The YBE project will be located on land covering some 7.3 hectares on the north-western corner of Silo Road and the Yorke Highway, approximately 2 km south of Ardrossan centre.

Why was this location chosen?

The location was selected because Ardrossan is a hub for transport, has a nearby major substation, it is close to the coast for potential sea water cooling and it has an adjacent industrial precinct. And, of course, because the Yorke Peninsula has the potential to supply a large biomass resource.

What is the funding model?

The funding model for pre-commercial close has been venture capital, which is fine for the foreseeable future. Beyond that we will be looking at the potential for an ARENA grant and to access the CEFC’s new $200 million equity fund for biomass projects.

You have worked across many different areas in renewable energy over the years. What drew you to straw-fuelled generation?

Over the past eight years I have had a lot to do with the Spanish renewables industry, which is a leader in the renewables space. It was through those connections that I became aware of biomass developments and Acciona’s experience.

Will this facility work in conjunction with the CERES wind farm, or stand alone?

At this stage it is a standalone project, but it could be replicated in several places, both elsewhere in SA and interstate.

How supportive have government and industry been of the YBE project?

We’ve had great support from all relevant government and industry bodies, in particular from the South Australian government through our Department of State Development (Renewables SA) sponsorship of a Crown (section 49) development approval process via the Development Assessment Commission.

Why hasn’t straw-fuelled generation been adopted in Australia before?

In my view the fundamental business model, with a sharing of benefits, has been missing. YBE has addressed this problem with an innovative approach, where we’ve set up a cooperative-style business model with the local suppliers.

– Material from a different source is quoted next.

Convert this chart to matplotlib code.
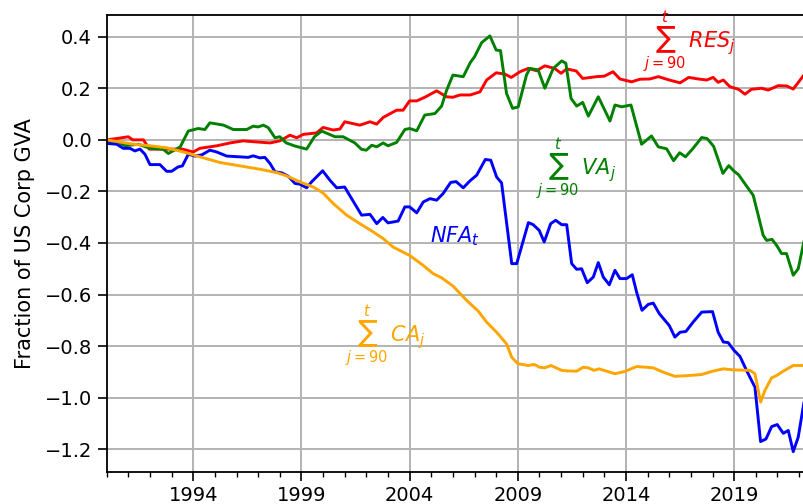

What was the inspiration for this?

The model came out of the an idea we had about what would make the local farmers/suppliers comfortable, and the open book and profit-sharing part of the model came from knowing the problems experienced by others in the biomass space.

Sanguesa Biomass Plant in Navarra

How does it work?

Because this project has no precedent in Australia, YBE had to look overseas for inspiration and expertise, and found it in the far north of Spain. Acciona, a global infrastructure company, has designed, constructed, and owns four large biomass plants in Spain that have been operating successfully for over a decade, and YBE has penned an exclusive deal with the company to engineer, procure and construct the Yorke Peninsula plant. The YBE plant is being modelled on Acciona’s 25 MW Sangüesa plant near Pamplona (pictured).

Following the design of the Sangüesa plant, the YBE facility will have straw biomass transported to the plant in bales, which are then loaded onto a conveyor belt and carried to a central boiler. As the biomass reaches the boiler it is shredded into small pieces, before being burned at a high temperature. The combustion heats water circulating in the walls of the boiler and turns it to steam, which passes through a super-heater before driving a turbine.

The water vapour that has passed through the turbine, now at lower pressure and temperature, is then taken to a condenser that is cooled by sea water from a channel that runs through the plant area. The cooled steam turns back into water, which is sent in a closed circuit to the walls of the boiler, starting the whole process over again.

To complete the cycle, the waste material that settles at the bottom of the boiler can also be used as agricultural fertiliser, recycling some of the nutrients back into the ground.